New supply of Hi-Specs/Hi-Tech industrial space is likely to come from asset enhancement initiatives (AEIs) to upgrade existing properties or through BTS projects.

  • Within the sub-cluster of Hi-Specs/Hi-Tech industrial space, demand is expected to rise, in line with the push towards the Smart Nation initiative.

Warehouse: Supply pressure with highest percentage stock added in 2H2017 

  • Total planned supply for 2017 represents 10% additional space to end-2016 stock, compared to the 6.6% that was added during 2016. Occupancy dipped to a new low during the quarter and would likely worsen as a further 3.9% additional supply over existing stock is added in 2H 2017. 
  • The Rental Index appears to have stabilised, but reversions will likely range between negative low-teens to high single-digit for the remainder of 2017.
  • New demand for logistics space to come from the e-commerce sector as it continues to entrench itself in Southeast Asia.

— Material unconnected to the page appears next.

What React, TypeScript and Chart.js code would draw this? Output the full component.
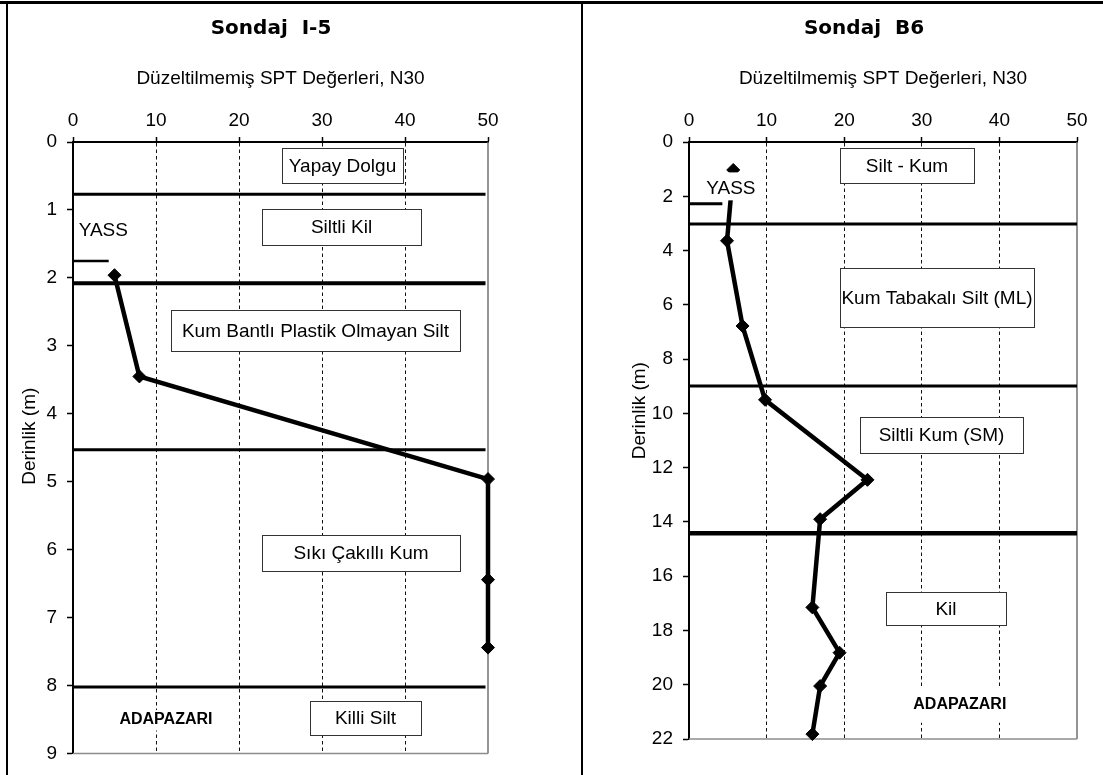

Business Parks: Most stable sub-segment because of limited supply, but upside in rents is capped 

  • We expect Business Parks to be relatively stable compared to the other two types of industrial space, due to limited new supply. However, there has been some change in the supply pipeline profile. Previously there was no new supply from 2019 onwards, but that has changed in this quarter. Some new supply of 51,000 sqm has crept into the pipeline for 2019.
  • Consensus favourite has been Business Park assets, but we are less sanguine in terms of rents achievable. We still hold the view for Business Park rents to remain competitive as it is a substitute to traditional Office space and the rental differential has to be maintained. 
  • We also view that tenants occupying larger spaces will have better bargaining power during renewal negotiations and have the ability to drive down their rent.

Overall, we expect reversions to be flat in 2H 2017.